Потом эти книги и сами по себе его захватили. То, что он пережил в годы войны, затем долгое пребывание в Петербурге было как бы подготовительной школой к Достоевскому. Он чувствовал, что его понемногу затягивают в новый, чужой, искусственный мир. Но это волшебство уже не так его пугало, ему искусственной казалась и его прежняя жизнь, от скачек дерби до народных университетов. Оглядываясь на нее теперь, Клервилль испытывал чувство некоторой растерянности, как человек, вновь выходящий на обыкновенный, солнечный свет после долгого пребывания в шахте, освещенной зловещими огнями. Самые бесспорные положения, самый нормальный склад жизни больше не казались ему бесспорными.

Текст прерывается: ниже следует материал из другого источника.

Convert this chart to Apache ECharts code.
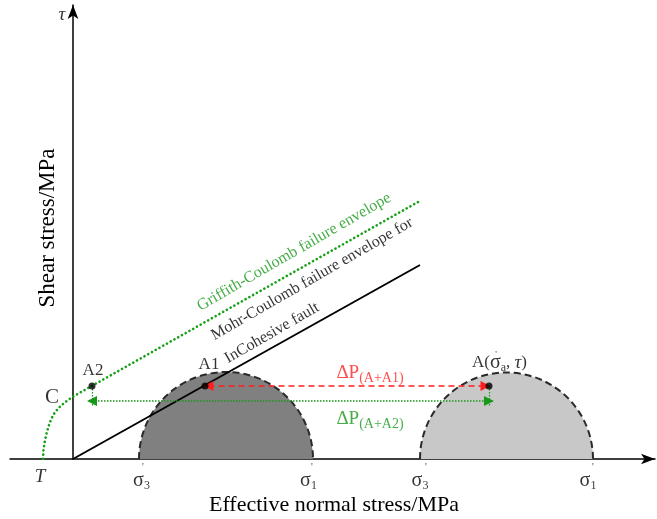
<!DOCTYPE html>
<html>
<head>
<meta charset="utf-8">
<script src="https://cdn.jsdelivr.net/npm/echarts@6/dist/echarts.min.js"></script>
<style>
html, body { margin: 0; padding: 0; background: #fff; }
#chart { width: 657px; height: 519px; }
</style>
</head>
<body>
<div id="chart"></div>
<script>
// Mohr circles: centre on the normal stress axis, radius
const circleCenters = [15.3, 43.35];
const circleRadii = [8.7, 8.65];

// Mohr-Coulomb envelope for a cohesionless fault (through origin)
const mohrLine = [[0, 0], [34.7, 19.4]];

// Griffith-Coulomb envelope, curved from T then straight
const griffithCurve = [
  [-3.0, 0], [-2.96, 0.8], [-2.85, 1.6], [-2.68, 2.4], [-2.47, 3.2],
  [-2.2, 3.95], [-1.85, 4.6], [-1.45, 5.1], [-1.0, 5.5], [-0.5, 5.9],
  [0.1, 6.3], [34.5, 25.7]
];

// stress states
const pointNames = ['A2', 'A1', 'A'];
const pointX = [1.9, 13.2, 41.6];
const pointY = [7.3, 7.3, 7.3];
const greenArrowY = 5.8;
const greenTickBottom = 5.2;

const FONT = "'Liberation Serif', 'Times New Roman', serif";
const GREEN = '#189818';
const RED = '#ff1e1e';
const INK = '#000';

// text annotations (data coords)
const annotations = [
  { text: '{t|τ}', pos: [-1.1, 44.4] },
  { text: 'C', pos: [-2.1, 6.2], size: 21 },
  { text: '{t|T}', pos: [-3.3, -1.8] },
  { text: 'A2', pos: [2.0, 8.8], size: 17 },
  { text: 'A1', pos: [13.6, 9.4], size: 17 },
  { text: '{n|A(}{g|σ}{sub|a}{n|, }{t|τ}{n|)}', pos: [42.65, 9.6] },
  { text: "'", pos: [42.3, 10.4], size: 9 },
  { text: '{d|ΔP}{ds|(A+A1)}', pos: [29.7, 8.6], color: RED },
  { text: '{d|ΔP}{ds|(A+A2)}', pos: [29.7, 4.0], color: GREEN },
  { text: '{g|σ}{sub|3}', pos: [6.85, -2.2] },
  { text: '{g|σ}{sub|1}', pos: [23.55, -2.2] },
  { text: '{g|σ}{sub|3}', pos: [34.7, -2.2] },
  { text: '{g|σ}{sub|1}', pos: [51.5, -2.2] },
  { text: "'", pos: [7.0, -0.8], size: 10 },
  { text: "'", pos: [23.9, -0.8], size: 10 },
  { text: "'", pos: [35.3, -0.8], size: 10 },
  { text: "'", pos: [52.0, -0.8], size: 10 },
  { text: 'Griffith-Coulomb failure envelope', pos: [22.1, 20.7], rotate: 30, color: GREEN },
  { text: 'Mohr-Coulomb failure envelope for', pos: [23.9, 18.0], rotate: 30 },
  { text: 'InCohesive fault', pos: [19.9, 12.6], rotate: 30 }
];

const chart = echarts.init(document.getElementById('chart'));

const axisLine = {
  show: true,
  onZero: true,
  symbol: ['none', 'arrow'],
  symbolSize: [8, 14],
  lineStyle: { color: '#000', width: 1.5 }
};

const option = {
  animation: false,
  backgroundColor: '#fff',
  grid: { left: 10, right: 2, top: 5, bottom: 60 },
  xAxis: {
    type: 'value', min: -6.3, max: 58.2,
    axisLine: axisLine,
    axisTick: { show: false }, axisLabel: { show: false }, splitLine: { show: false }
  },
  yAxis: {
    type: 'value', min: 0, max: 45.4,
    axisLine: axisLine,
    axisTick: { show: false }, axisLabel: { show: false }, splitLine: { show: false }
  },
  graphic: [
    {
      type: 'text', x: 334, y: 505,
      style: {
        text: 'Effective normal stress/MPa', fontSize: 22, fontFamily: FONT, fill: INK,
        align: 'center', verticalAlign: 'middle', textAlign: 'center', textVerticalAlign: 'middle'
      }
    },
    {
      type: 'text', x: 48, y: 228, rotation: Math.PI / 2,
      style: {
        text: 'Shear stress/MPa', fontSize: 23, fontFamily: FONT, fill: INK,
        align: 'center', verticalAlign: 'middle', textAlign: 'center', textVerticalAlign: 'middle'
      }
    }
  ],
  series: [
    {
      type: 'custom',
      clip: false,
      z: 1,
      data: circleCenters.map((c, i) => [c, circleRadii[i]]),
      renderItem: function (params, api) {
        const p = api.coord([api.value(0), 0]);
        const r = api.size([api.value(1), 0])[0];
        const fill = params.dataIndex === 0 ? '#808080' : '#c8c8c8';
        return {
          type: 'group',
          children: [
            {
              type: 'sector',
              shape: { cx: p[0], cy: p[1], r0: 0, r: r, startAngle: Math.PI, endAngle: 2 * Math.PI, clockwise: true },
              style: { fill: fill }
            },
            {
              type: 'arc',
              shape: { cx: p[0], cy: p[1], r: r, startAngle: Math.PI, endAngle: 2 * Math.PI, clockwise: true },
              style: { stroke: '#2a2a2a', lineWidth: 2, lineDash: [7, 4], fill: null }
            }
          ]
        };
      }
    },
    {
      type: 'line',
      z: 3,
      data: mohrLine,
      symbol: 'none',
      lineStyle: { color: '#000', width: 2 }
    },
    {
      type: 'line',
      z: 3,
      data: griffithCurve,
      symbol: 'none',
      lineStyle: { color: '#16a016', width: 2.6, type: [0.1, 4.2], cap: 'round' }
    },
    {
      type: 'lines',
      coordinateSystem: 'cartesian2d',
      z: 4,
      symbol: ['triangle', 'triangle'],
      symbolSize: 10,
      lineStyle: { color: RED, width: 1.5, type: [6, 4], opacity: 1 },
      data: [{ coords: [[pointX[1] + 0.35, pointY[1]], [pointX[2] - 0.35, pointY[2]]] }]
    },
    {
      type: 'lines',
      coordinateSystem: 'cartesian2d',
      z: 4,
      symbol: ['triangle', 'triangle'],
      symbolSize: 10,
      lineStyle: { color: GREEN, width: 1.5, type: [1.5, 1.5], opacity: 1 },
      data: [{ coords: [[pointX[0], greenArrowY], [pointX[2], greenArrowY]] }]
    },
    {
      type: 'lines',
      coordinateSystem: 'cartesian2d',
      z: 4,
      symbol: 'none',
      lineStyle: { color: GREEN, width: 1.2, type: [1.5, 1.5], opacity: 1 },
      data: [0, 2].map(i => ({ coords: [[pointX[i], pointY[i]], [pointX[i], greenTickBottom]] }))
    },
    {
      type: 'scatter',
      z: 5,
      symbolSize: 7,
      itemStyle: { color: '#000' },
      data: pointNames.map((n, i) => ({ name: n, value: [pointX[i], pointY[i]] }))
    },
    {
      type: 'scatter',
      z: 6,
      clip: false,
      symbolSize: 0,
      silent: true,
      label: {
        show: true,
        position: 'inside',
        fontFamily: FONT,
        fontSize: 16,
        color: INK,
        rich: {
          t: { fontFamily: FONT, fontStyle: 'italic', fontSize: 19 },
          n: { fontFamily: FONT, fontSize: 17, lineHeight: 22 },
          g: { fontFamily: FONT, fontSize: 20, lineHeight: 22 },
          sub: { fontFamily: FONT, fontSize: 12, lineHeight: 22, verticalAlign: 'bottom' },
          d: { fontFamily: FONT, fontSize: 19, lineHeight: 24 },
          ds: { fontFamily: FONT, fontSize: 14, lineHeight: 24, verticalAlign: 'bottom' }
        }
      },
      data: annotations.map(a => ({
        value: a.pos,
        label: {
          formatter: a.text,
          rotate: a.rotate || 0,
          color: a.color || INK,
          fontSize: a.size || 16
        }
      }))
    }
  ]
};

chart.setOption(option);
</script>
</body>
</html>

У него уже не было уверенности в том, что составлять сводки в военном министерстве, лезть на стену из-за боксеров и лошадей, платить шальные деньги за старые марки, за побитый фарфор XVIII века — значило жить в естественном мире. Не было уверенности и в обратном. Он только чувствовал, что прежний мир был несравненно спокойней и прочнее.

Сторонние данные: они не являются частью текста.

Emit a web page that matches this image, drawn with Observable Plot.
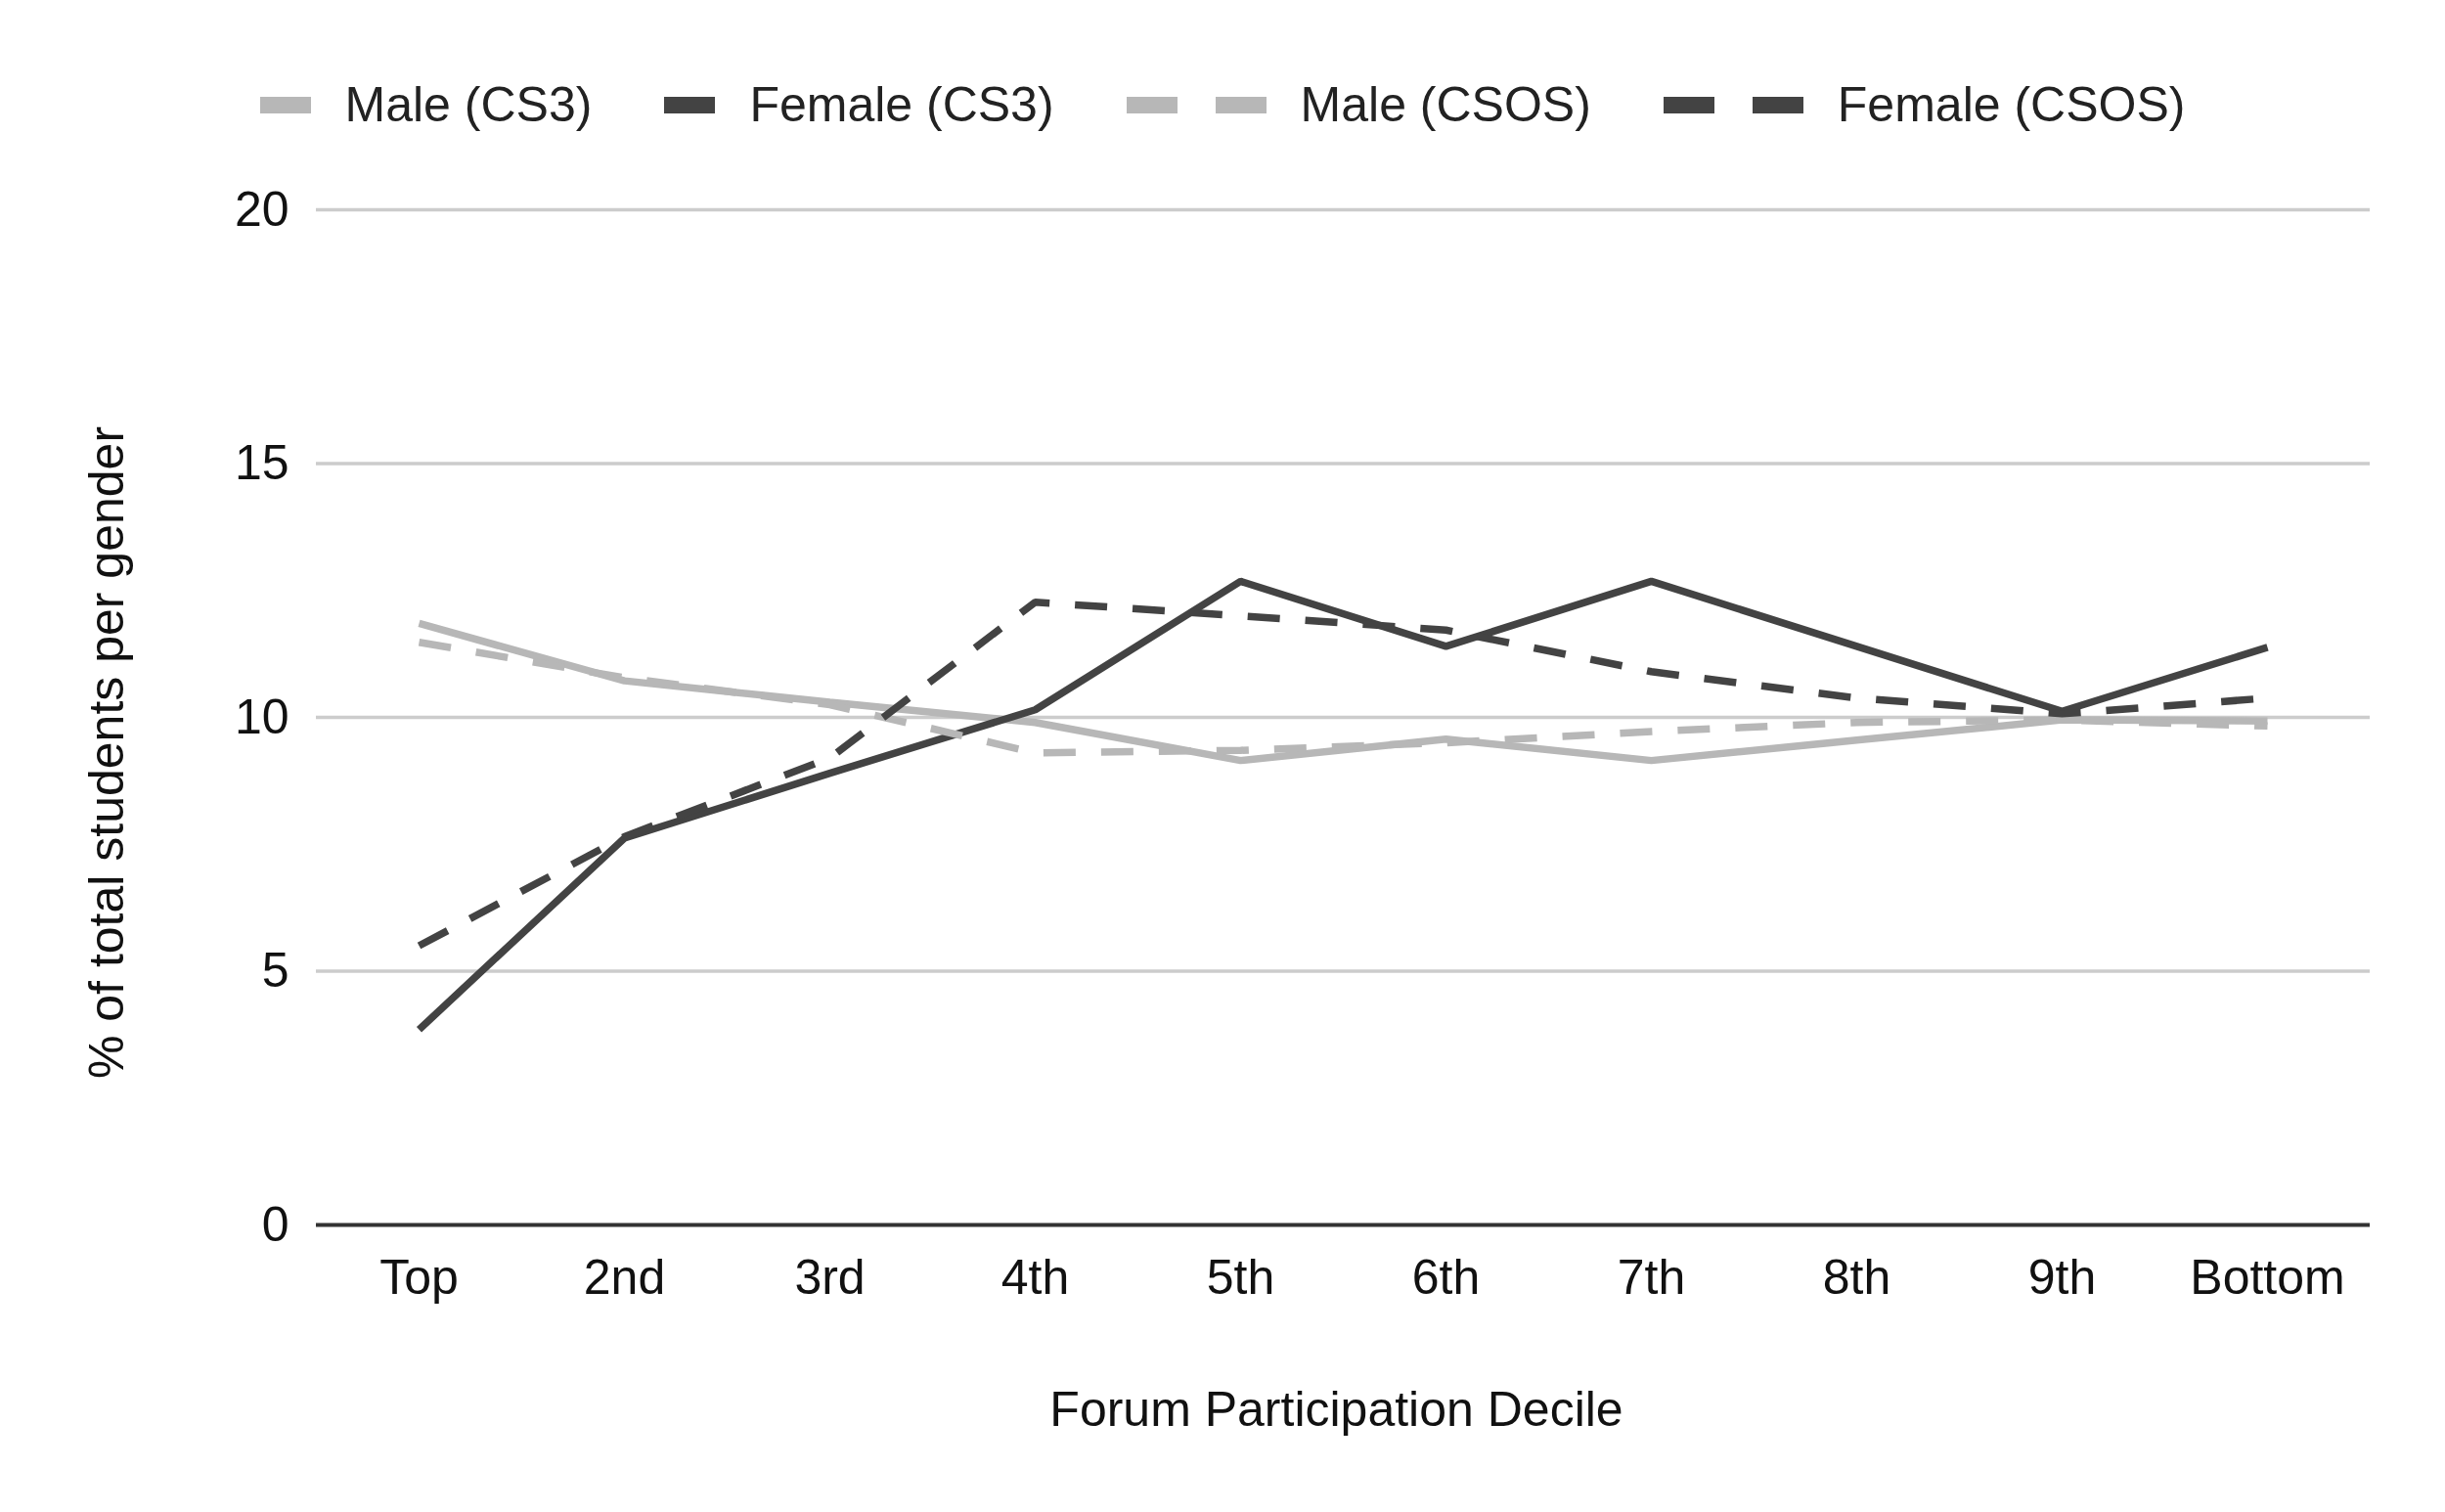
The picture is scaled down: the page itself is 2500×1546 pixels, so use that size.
<!DOCTYPE html>
<html>
<head>
<meta charset="utf-8">
<script src="https://cdn.jsdelivr.net/npm/d3@7"></script>
<script src="https://cdn.jsdelivr.net/npm/@observablehq/plot@0.6"></script>
<style>
  html, body { margin: 0; padding: 0; background: #ffffff; }
  body { width: 2500px; height: 1546px; overflow: hidden; font-family: "Liberation Sans", Arial, sans-serif; }
  #legend {
    height: 126px; padding-top: 44px;
    display: flex; justify-content: center; align-items: center;
    font-size: 50px; color: #222;
  }
  .item { display: flex; align-items: center; margin: 0 37px; }
  .sw { display: flex; align-items: center; margin-right: 35px; }
  .box { width: 52px; height: 17px; }
  .box + .box { margin-left: 39px; }
  #chart svg { display: block; }
</style>
</head>
<body>
<div id="legend"></div>
<div id="chart"></div>
<script>
const deciles = ["Top", "2nd", "3rd", "4th", "5th", "6th", "7th", "8th", "9th", "Bottom"];
const yTicks = [0, 5, 10, 15, 20];
const seriesNames = ["Male (CS3)", "Female (CS3)", "Male (CSOS)", "Female (CSOS)"];
const maleCS3 = [11.85, 10.72, 10.3, 9.9, 9.15, 9.57, 9.15, 9.55, 9.95, 9.93];
const femaleCS3 = [3.85, 7.62, 8.9, 10.15, 12.68, 11.4, 12.68, 11.4, 10.12, 11.38];
const maleCSOS = [11.48, 10.78, 10.25, 9.3, 9.35, 9.5, 9.72, 9.9, 9.95, 9.83];
const femaleCSOS = [5.5, 7.65, 9.2, 12.27, 12.0, 11.72, 10.9, 10.38, 10.07, 10.38];

const xTitle = "Forum Participation Decile";
const yTitle = "% of total students per gender";

const light = "#b7b7b7", dark = "#434343";
const styles = [
  {color: light, dashed: false},
  {color: dark, dashed: false},
  {color: light, dashed: true},
  {color: dark, dashed: true}
];
const values = [maleCS3, femaleCS3, maleCSOS, femaleCSOS];

const rows = [];
seriesNames.forEach((s, i) => values[i].forEach((v, j) => rows.push({series: s, decile: deciles[j], value: v})));

// Legend
const legend = document.getElementById("legend");
seriesNames.forEach((s, i) => {
  const item = document.createElement("div");
  item.className = "item";
  const sw = document.createElement("div");
  sw.className = "sw";
  const n = styles[i].dashed ? 2 : 1;
  for (let k = 0; k < n; k++) {
    const b = document.createElement("div");
    b.className = "box";
    b.style.background = styles[i].color;
    sw.appendChild(b);
  }
  const t = document.createElement("span");
  t.textContent = s;
  item.appendChild(sw);
  item.appendChild(t);
  legend.appendChild(item);
});

const lineMarks = seriesNames.map((s, i) =>
  Plot.line(rows.filter(r => r.series === s), {
    x: "decile", y: "value",
    stroke: styles[i].color, strokeWidth: 7.5,
    strokeDasharray: styles[i].dashed ? "33,26" : null,
    strokeLinejoin: "miter", strokeLinecap: "butt"
  })
);

const chart = Plot.plot({
  width: 2500, height: 1376,
  marginLeft: 323, marginRight: 77, marginTop: 44, marginBottom: 294,
  style: {fontFamily: "'Liberation Sans', Arial, sans-serif", fontSize: "50px", color: "#111", background: "#ffffff"},
  x: {type: "point", domain: deciles, padding: 0.5, label: null},
  y: {domain: [0, 20], label: null},
  marks: [
    Plot.ruleY(yTicks.filter(d => d > 0), {stroke: "#cccccc", strokeWidth: 3.5}),
    Plot.ruleY([0], {stroke: "#333333", strokeWidth: 4}),
    Plot.axisY({ticks: yTicks, tickSize: 0, tickPadding: 28, label: null, fontSize: 50}),
    Plot.axisX({tickSize: 0, tickPadding: 35, label: null, fontSize: 50}),
    ...lineMarks,
    Plot.text([xTitle], {frameAnchor: "bottom", dx: -7, dy: 205, text: d => d, fontSize: 50, fill: "#111"}),
    Plot.text([yTitle], {frameAnchor: "left", dx: -214, dy: 36, rotate: -90, textAnchor: "middle", text: d => d, fontSize: 50, fill: "#111"})
  ]
});
document.getElementById("chart").appendChild(chart);
</script>
</body>
</html>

Клервилль не понимал, что вопрос о естественном и искусственном мире сам по себе не тлеет для него большого значения. За размышлениями по этому вопросу в нем зрела мысль о женитьбе на Мусе Кременецкой. Только Муся могла осветить ему жизнь. Клервилль подолгу думал о значении каждого ее слова. Он все записывал в своем дневнике, и там словам Муси об инфернальном начале Грушеньки было отведено несколько страниц комментариев. Муся не всегда говорила Клервиллю то, что логически ей могло быть выгодно. Она и вообще не обдумывала своих слов, говорила все, что ей в первую секунду казалось милым и оригинальным. Как-то раз она ему сказала, что просто не может понять обязательства верности в браке. Но именно вырывавшиеся у нее слова, о которых Муся потом сама жалела, всего больше возвышали ее в представлении Клервилля. По понятиям его старого английского мира, женитьба на Мусе была почти таким же диким поступком, как действия героев Достоевского. Но в новом мире все расценивалось по-иному. Клервилль за чтением думал о Мусе в ту минуту, когда она его вызвала, и в эту минуту его решение стало бесповоротным. Он только потому не сказал ничего Мусе, что было неудобно и неприлично объясняться в любви по телефону.